There is a very concise model for brand upgrading: HAVE, DO, BE. HAVE represents the basic function of a product; DO represents what task the product helps consumers solve in a specific scenario; and the highest level, BE, is the core of the brand—it shapes what kind of person consumers feel they are becoming.

The century-old luxury houses of France and Italy are built around aristocratic stories and class symbols from the past. In China today, we are also building our own “BE.”
For example, one emerging domestic bag brand in the market is not merely a functional tote for carrying a laptop. It tells consumers a story of Shanxi—the Yellow River, pebbles, and the eaves of ancient architecture—offering an aesthetic identity and sense of belonging rooted in Chinese culture. When consumers choose it, they are in fact completing a connection with the self.
Over the next 20 years, Chinese brands no longer need to be preoccupied with becoming “China’s version of” something else. We already have world-leading supply chains and product-performance experiences. What matters most next is to place consumers at the center and create genuine meaning.
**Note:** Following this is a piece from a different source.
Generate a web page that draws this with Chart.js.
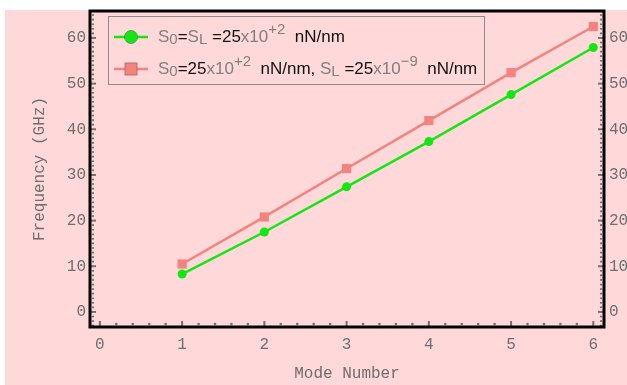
<!DOCTYPE html>
<html>
<head>
<meta charset="utf-8">
<script src="https://cdn.jsdelivr.net/npm/chart.js@4.4.1/dist/chart.umd.min.js"></script>
<style>
  html, body { margin: 0; padding: 0; background: #ffffff; }
  #wrap { position: relative; width: 627px; height: 385px; }
</style>
</head>
<body>
<div id="wrap"><canvas id="chart" width="627" height="385"></canvas></div>
<script>
// Données.
const modes = [ 1, 2, 3, 4, 5, 6 ];
const freq_same = [ 8.3, 17.5, 27.4, 37.3, 47.6, 57.9 ];
const freq_diff = [ 10.5, 20.8, 31.4, 41.9, 52.4, 62.5 ];
const x_ticks = [ 0, 1, 2, 3, 4, 5, 6 ];
const y_ticks = [ 0, 10, 20, 30, 40, 50, 60 ];

const GRAY_TEXT = "#6e6e6e";
const MONO = "'Liberation Mono', 'DejaVu Sans Mono', monospace";
const SANS = "'Liberation Sans', Arial, sans-serif";
const GREEN = "#14e614";
const RED = "#f4827e";

// Libellés de la légende : [texte, couleur, décalage] ( 0 normal, 1 exposant, -1 indice ).
const legend_same = [
	[ "S", "#808080", 0 ], [ "0", "#808080", -1 ], [ "=", "#111", 0 ],
	[ "S", "#808080", 0 ], [ "L", "#808080", -1 ], [ " =25", "#111", 0 ],
	[ "x10", "#808080", 0 ], [ "+2", "#808080", 1 ], [ "  nN/nm", "#111", 0 ]
];
const legend_diff = [
	[ "S", "#808080", 0 ], [ "0", "#808080", -1 ], [ "=25", "#111", 0 ],
	[ "x10", "#808080", 0 ], [ "+2", "#808080", 1 ], [ "  nN/nm, ", "#111", 0 ],
	[ "S", "#808080", 0 ], [ "L", "#808080", -1 ], [ " =25", "#111", 0 ],
	[ "x10", "#808080", 0 ], [ "\u22129", "#808080", 1 ], [ "  nN/nm", "#111", 0 ]
];

const to_points = ( values ) => modes.map( ( m, i ) => ( { x: m, y: values[ i ] } ) );

// Fond rose, cadre noir et petites graduations pointillées.
const frame_plugin = {
	id: "frame",
	beforeDraw( chart )
	{
		const ctx = chart.ctx;
		ctx.save();
		ctx.fillStyle = "#ffd9d9";
		ctx.fillRect( 5, 10, chart.width - 5, chart.height - 10 );
		ctx.restore();
	},
	afterDatasetsDraw( chart )
	{
		const ctx = chart.ctx;
		const area = chart.chartArea;
		const sx = chart.scales.x;
		const sy = chart.scales.y;
		ctx.save();

		// Graduations de l'axe X (tous les 0.2).
		ctx.fillStyle = "#707070";
		ctx.strokeStyle = "#707070";
		for ( let k = 0; k <= 30; k++ )
		{
			const px = sx.getPixelForValue( k * 0.2 );
			if ( k % 5 === 0 )
			{
				ctx.lineWidth = 2;
				ctx.beginPath();
				ctx.moveTo( px, area.bottom - 1 );
				ctx.lineTo( px, area.bottom - 6 );
				ctx.stroke();
			}
			else
			{
				ctx.beginPath();
				ctx.arc( px, area.bottom - 3, 1.3, 0, Math.PI * 2 );
				ctx.fill();
			}
		}

		// Graduations des axes Y (toutes les unités).
		for ( let v = -3; v <= 65; v++ )
		{
			const py = sy.getPixelForValue( v );
			for ( const side of [ area.left, area.right ] )
			{
				const dir = side === area.left ? 1 : -1;
				if ( v % 10 === 0 )
				{
					ctx.lineWidth = 2;
					ctx.beginPath();
					ctx.moveTo( side + dir, py );
					ctx.lineTo( side + dir * 6, py );
					ctx.stroke();
				}
				else
				{
					ctx.beginPath();
					ctx.arc( side + dir * 3, py, 1.1, 0, Math.PI * 2 );
					ctx.fill();
				}
			}
		}

		// Cadre noir.
		ctx.strokeStyle = "#000";
		ctx.lineWidth = 3;
		ctx.strokeRect( area.left, area.top, area.right - area.left, area.bottom - area.top );
		ctx.restore();
	}
};

// Légende dessinée à la main pour les indices et exposants.
function draw_rich( ctx, parts, x, y )
{
	let cx = x;
	for ( const [ text, color, shift ] of parts )
	{
		ctx.font = shift === 0 ? "17px " + SANS : "15px " + SANS;
		ctx.fillStyle = color;
		const dy = shift === 1 ? -7 : ( shift === -1 ? 3 : 0 );
		ctx.fillText( text, cx, y + dy );
		cx += ctx.measureText( text ).width;
	}
}

const legend_plugin = {
	id: "rich_legend",
	afterDraw( chart )
	{
		const ctx = chart.ctx;
		ctx.save();
		ctx.fillStyle = "#ffd9d9";
		ctx.fillRect( 108, 16, 376, 68 );
		ctx.strokeStyle = "#8a8a8a";
		ctx.lineWidth = 1;
		ctx.strokeRect( 108.5, 16.5, 376, 68 );

		const rows = [
			{ y: 37, color: GREEN, marker: "circle", parts: legend_same },
			{ y: 69, color: RED, marker: "rect", parts: legend_diff }
		];
		for ( const row of rows )
		{
			ctx.strokeStyle = row.color;
			ctx.lineWidth = 2.5;
			ctx.beginPath();
			ctx.moveTo( 114, row.y );
			ctx.lineTo( 148, row.y );
			ctx.stroke();
			ctx.fillStyle = row.color;
			if ( row.marker === "circle" )
			{
				ctx.beginPath();
				ctx.arc( 131, row.y, 6.5, 0, Math.PI * 2 );
				ctx.fill();
				ctx.strokeStyle = "#3a9a3a";
				ctx.lineWidth = 0.8;
				ctx.stroke();
			}
			else
			{
				ctx.fillRect( 125, row.y - 6, 12, 12 );
				ctx.strokeStyle = "#b06060";
				ctx.lineWidth = 0.8;
				ctx.strokeRect( 125, row.y - 6, 12, 12 );
			}
			ctx.textBaseline = "middle";
			draw_rich( ctx, row.parts, 158, row.y );
		}
		ctx.restore();
	}
};

const tick_style = {
	color: GRAY_TEXT,
	font: { family: MONO, size: 16 }
};

// Supprime les marges ajoutées par Chart.js pour les libellés extrêmes.
const no_padding = ( scale ) =>
{
	scale.paddingTop = 0;
	scale.paddingBottom = 0;
	scale.paddingLeft = 0;
	scale.paddingRight = 0;
};

new Chart( document.getElementById( "chart" ),
	{
		type: "line",
		data: {
			datasets: [
				{
					data: to_points( freq_same ),
					borderColor: GREEN,
					backgroundColor: GREEN,
					borderWidth: 2.5,
					pointStyle: "circle",
					pointRadius: 4.5,
					pointBorderWidth: 0
				},
				{
					data: to_points( freq_diff ),
					borderColor: RED,
					backgroundColor: RED,
					borderWidth: 2.5,
					pointStyle: "rect",
					pointRadius: 6.5,
					pointBorderWidth: 0
				}
			]
		},
		options: {
			responsive: false,
			animation: false,
			layout: { padding: { top: 11, left: 0, right: 0, bottom: 0 } },
			plugins: {
				legend: { display: false },
				tooltip: { enabled: false }
			},
			scales: {
				x: {
					type: "linear",
					position: "bottom",
					min: -0.12,
					max: 6.13,
					afterBuildTicks: ( scale ) => { scale.ticks = x_ticks.map( v => ( { value: v } ) ); },
					afterFit: ( scale ) => { scale.height = 58; no_padding( scale ); },
					grid: { display: false, drawTicks: false },
					border: { display: false },
					ticks: Object.assign( { padding: 8 }, tick_style ),
					title: {
						display: true,
						text: "Mode Number",
						color: GRAY_TEXT,
						font: { family: MONO, size: 16 },
						padding: { top: 0, bottom: 2 }
					}
				},
				y: {
					type: "linear",
					position: "left",
					min: -3.3,
					max: 65.9,
					afterBuildTicks: ( scale ) => { scale.ticks = y_ticks.map( v => ( { value: v } ) ); },
					afterFit: ( scale ) => { scale.width = 90; no_padding( scale ); },
					grid: { display: false, drawTicks: false },
					border: { display: false },
					ticks: Object.assign( { padding: 4 }, tick_style ),
					title: {
						display: true,
						text: "Frequency (GHz)",
						color: GRAY_TEXT,
						font: { family: MONO, size: 16 },
						padding: { top: 30, bottom: 0 }
					}
				},
				y2: {
					type: "linear",
					position: "right",
					min: -3.3,
					max: 65.9,
					afterBuildTicks: ( scale ) => { scale.ticks = y_ticks.map( v => ( { value: v } ) ); },
					afterFit: ( scale ) => { scale.width = 23; no_padding( scale ); },
					grid: { display: false, drawTicks: false },
					border: { display: false },
					ticks: Object.assign( { padding: 5 }, tick_style )
				}
			}
		},
		plugins: [ frame_plugin, legend_plugin ]
	} );
</script>
</body>
</html>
What we ultimately need to do is enable the broad base of consumers, when using these products, to feel comfortable and reassured in their everyday lives, and, almost imperceptibly, to connect with a better version of themselves. This is the most enduring beauty of consumer investing and brand building.
Seeking more enduring meaning beyond the desire to win
As an exam-taker who came from a small town, I used to believe that winning was what mattered most. In order to get things done, people often push efficiency to the extreme, driving not only themselves to the brink, but also everyone around them.
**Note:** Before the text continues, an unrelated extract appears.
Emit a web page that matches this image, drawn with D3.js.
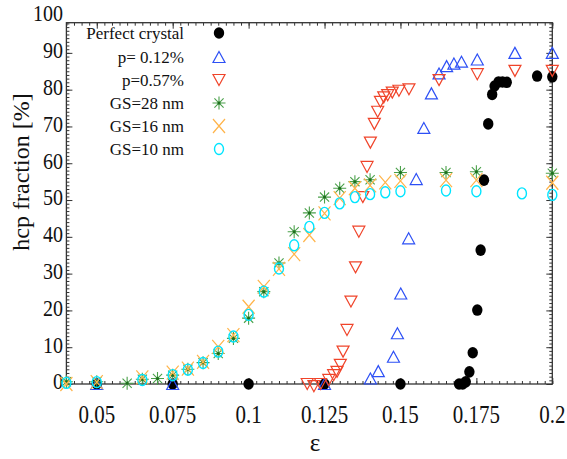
<!DOCTYPE html>
<html><head><meta charset="utf-8">
<script src="https://cdn.jsdelivr.net/npm/d3@7"></script>
<style>body{margin:0;background:#fff}svg{display:block}text{font-family:"Liberation Serif","Times New Roman",serif;fill:#111}</style>
</head><body><svg id="c" width="567" height="459"></svg>
<script>
// ---- data ----
const perfectX = [0.05,0.075,0.1,0.125,0.15,0.1693,0.1705,0.1715,0.1727,0.1738,0.1753,0.1764,0.1775,0.1789,0.1802,0.181,0.1823,0.1836,0.185,0.195,0.2];
const perfectY = [0,0,0,0,0,0,0,0.6,3.3,8.5,20.1,36.4,55.4,70.7,78.7,81,82.1,82.1,82,83.7,83.5];

const p012X = [0.05,0.075,0.125,0.1401,0.1427,0.1477,0.149,0.1501,0.1527,0.1552,0.1577,0.1602,0.1627,0.1652,0.1676,0.1701,0.1753,0.1877,0.2];
const p012Y = [0,0,0,1.5,3.5,7.4,13.8,24.6,39.6,55.7,69.6,79,84.4,86.4,87.1,87.6,88.2,90,90];

const p057X = [0.1193,0.1215,0.1237,0.1264,0.128,0.1291,0.1302,0.1311,0.1324,0.1337,0.1352,0.1363,0.1376,0.139,0.1401,0.1414,0.1425,0.1434,0.1445,0.1458,0.1473,0.1495,0.1528,0.1627,0.1753,0.1877,0.2];
const p057Y = [0,-0.6,0,1.1,2.4,3.3,5.2,8.8,14.7,22.4,31.7,41.4,50.8,59,65.6,70.7,74,76.7,77.9,78.5,79.2,79.7,80.1,82.6,84.2,85.1,85.1];

const gs28X = [0.04,0.05,0.06,0.065,0.07,0.075,0.08,0.085,0.09,0.095,0.1,0.105,0.11,0.115,0.12,0.125,0.13,0.135,0.14,0.15,0.165,0.175,0.2];
const gs28Y = [0.6,0.6,0.2,1.3,1.5,2.4,4,5.8,8.3,12.4,17.9,25.1,32.9,41.4,46.5,50.8,53.2,55,55.5,57.5,57.5,57.7,57.3];

const gs16X = [0.04,0.05,0.065,0.075,0.08,0.085,0.09,0.095,0.1,0.105,0.11,0.115,0.12,0.125,0.13,0.135,0.14,0.145,0.15,0.165,0.175,0.2];
const gs16Y = [0,0.5,1.8,3.1,4.2,6,10.1,13.3,21,26.4,31.3,35.3,40.5,46.4,50.5,53.2,54,54.8,55.2,55.4,55.4,54.7];

const gs10X = [0.04,0.05,0.065,0.075,0.08,0.085,0.09,0.095,0.1,0.105,0.11,0.115,0.12,0.125,0.13,0.135,0.14,0.145,0.15,0.165,0.175,0.19,0.2];
const gs10Y = [0.3,0.5,1.1,2.4,3.9,5.7,8.8,12.9,18.8,25.1,31.4,37.7,42.7,46.5,49.1,50.8,51.6,52.1,52.4,52.6,52.4,51.8,51.4];

const seriesNames = ["Perfect crystal","p= 0.12%","p=0.57%","GS=28 nm","GS=16 nm","GS=10 nm"];
const xTicks = [0.05,0.075,0.1,0.125,0.15,0.175,0.2];
const xTickLabels = ["0.05","0.075","0.1","0.125","0.15","0.175","0.2"];
const yTicks = [0,10,20,30,40,50,60,70,80,90,100];
const yTickLabels = ["0","10","20","30","40","50","60","70","80","90","100"];
const xLabel = "ε";
const yLabel = "hcp fraction [%]";

// ---- layout ----
const L = 66.4, R = 552.3, T = 22.7, B = 384;
const x = d3.scaleLinear().domain([0.04, 0.2]).range([L, R]);
const y = d3.scaleLinear().domain([0, 98.2]).range([B, T]);
const svg = d3.select("#c");
svg.append("rect").attr("width",567).attr("height",459).attr("fill","#fff");

const frameColor = "#333";
const xMinor = d3.range(0, 65).map(i => 0.04 + i*0.0025).filter(v => v <= 0.2001);
const yMinor = d3.range(0, 99);
const yMajor = yTicks.filter(v => v <= 98.2);

function styleAxis(g){
  g.select(".domain").remove();
  g.selectAll("text").remove();
  g.selectAll("line").attr("stroke", frameColor).attr("stroke-width", 1);
}
// bottom
svg.append("g").attr("transform",`translate(0,${B})`).call(d3.axisBottom(x).tickValues(xMinor).tickSizeInner(-3).tickSizeOuter(0)).call(styleAxis);
svg.append("g").attr("transform",`translate(0,${B})`).call(d3.axisBottom(x).tickValues(xTicks).tickSizeInner(-6).tickSizeOuter(0)).call(styleAxis);
// top
svg.append("g").attr("transform",`translate(0,${T})`).call(d3.axisTop(x).tickValues(xMinor).tickSizeInner(-3).tickSizeOuter(0)).call(styleAxis);
svg.append("g").attr("transform",`translate(0,${T})`).call(d3.axisTop(x).tickValues(xTicks).tickSizeInner(-6).tickSizeOuter(0)).call(styleAxis);
// left
svg.append("g").attr("transform",`translate(${L},0)`).call(d3.axisLeft(y).tickValues(yMinor).tickSizeInner(-3).tickSizeOuter(0)).call(styleAxis);
svg.append("g").attr("transform",`translate(${L},0)`).call(d3.axisLeft(y).tickValues(yMajor).tickSizeInner(-6).tickSizeOuter(0)).call(styleAxis);
// right
svg.append("g").attr("transform",`translate(${R},0)`).call(d3.axisRight(y).tickValues(yMinor).tickSizeInner(-3).tickSizeOuter(0)).call(styleAxis);
svg.append("g").attr("transform",`translate(${R},0)`).call(d3.axisRight(y).tickValues(yMajor).tickSizeInner(-6).tickSizeOuter(0)).call(styleAxis);

svg.append("rect").attr("x",L).attr("y",T).attr("width",R-L).attr("height",B-T)
  .attr("fill","none").attr("stroke",frameColor).attr("stroke-width",1.3);

// tick labels
svg.append("g").selectAll("text").data(xTicks).join("text")
  .attr("transform", d => `translate(${x(d)},423) scale(1,1.15)`)
  .attr("text-anchor","middle").attr("font-size",21)
  .text((d,i) => xTickLabels[i]);
svg.append("g").selectAll("text").data(yTicks).join("text")
  .attr("transform", d => `translate(63,${y(d)-2}) scale(1,1.12)`)
  .attr("text-anchor","end").attr("dominant-baseline","central").attr("font-size",20)
  .text((d,i) => yTickLabels[i]);

svg.append("text").attr("transform","translate(29,172) rotate(-90)")
  .attr("text-anchor","middle").attr("font-size",24).text(yLabel);
svg.append("text").attr("x",315).attr("y",451)
  .attr("text-anchor","middle").attr("font-size",25).text(xLabel);

// ---- markers ----
const colors = {black:"#000", blue:"#2d50f5", red:"#f0442a", green:"#2e8b2e", orange:"#ffb44a", cyan:"#00e5ff"};
const markers = [
  (g) => g.append("ellipse").attr("rx",5.2).attr("ry",5.8).attr("fill",colors.black),
  (g) => g.append("path").attr("d","M0,-5.5L6,5.5L-6,5.5Z").attr("fill","none").attr("stroke",colors.blue).attr("stroke-width",1.2),
  (g) => g.append("path").attr("d","M0,5.5L6,-5.5L-6,-5.5Z").attr("fill","none").attr("stroke",colors.red).attr("stroke-width",1.2),
  (g) => { g.append("path").attr("d","M-6.5,0H6.5M0,-6.5V6.5M-4.6,-4.6L4.6,4.6M-4.6,4.6L4.6,-4.6").attr("stroke","#4aa04a").attr("stroke-width",1.1).attr("fill","none");
           g.append("circle").attr("r",1.5).attr("fill","#1e6e1e"); },
  (g) => g.append("path").attr("d","M-6,-7L6,7M-6,7L6,-7").attr("stroke",colors.orange).attr("stroke-width",1.2).attr("fill","none"),
  (g) => g.append("ellipse").attr("rx",4.5).attr("ry",5.5).attr("fill","none").attr("stroke",colors.cyan).attr("stroke-width",1.4)
];
const seriesData = [[perfectX,perfectY],[p012X,p012Y],[p057X,p057Y],[gs28X,gs28Y],[gs16X,gs16Y],[gs10X,gs10Y]];
seriesData.forEach(([xs,ys], si) => {
  const g = svg.append("g");
  xs.forEach((xv,i) => {
    const m = g.append("g").attr("transform",`translate(${x(xv)},${y(ys[i])})`);
    markers[si](m);
  });
});

// ---- legend ----
const legendRows = [33,57,80,103,126,149];
seriesNames.forEach((name,i) => {
  svg.append("text").attr("x",184).attr("y",legendRows[i]+5.5).attr("text-anchor","end")
    .attr("font-size",17).text(name);
  const m = svg.append("g").attr("transform",`translate(219,${legendRows[i]})`);
  markers[i](m);
});
</script></body></html>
But when you truly win in the battlefield of business, achieving scale and market value, you gradually come to realize that you do not actually like that tightly wound version of yourself, nor do you like relationships that feel so cold.
Over the past few years, I have gradually learned to become more aware of myself and of others. When facing founders and partners, I have also begun to ask myself: can I stand there, truly see what is in their hearts, understand their emotions, and accompany them in overcoming difficulties? If we shift to another dimension and turn competition into mutual support in pursuit of something meaningful, I have found that the journey we walk together is already a source of profound happiness in itself.
This has also been my greatest awakening over the past two years: when we are winning for the sake of winning, have we truly seen the users behind it all?
Today, after doing so many things and investing in so many companies, everything ultimately comes down to one thing: that this generation of Chinese consumers, after using your product, can at least feel comfortable and reassured in their everyday lives, and further feel a connection with a “better version of themselves.” That, to me, is something profoundly beautiful.
The ultimate meaning of consumer investing lies far beyond the simple desire to win. When we set aside our obsessions with winning, losing, and scale, return to real, specific individuals, and help bring about this beautiful connection, I say to myself:
Thankfully, the truest thing has always remained.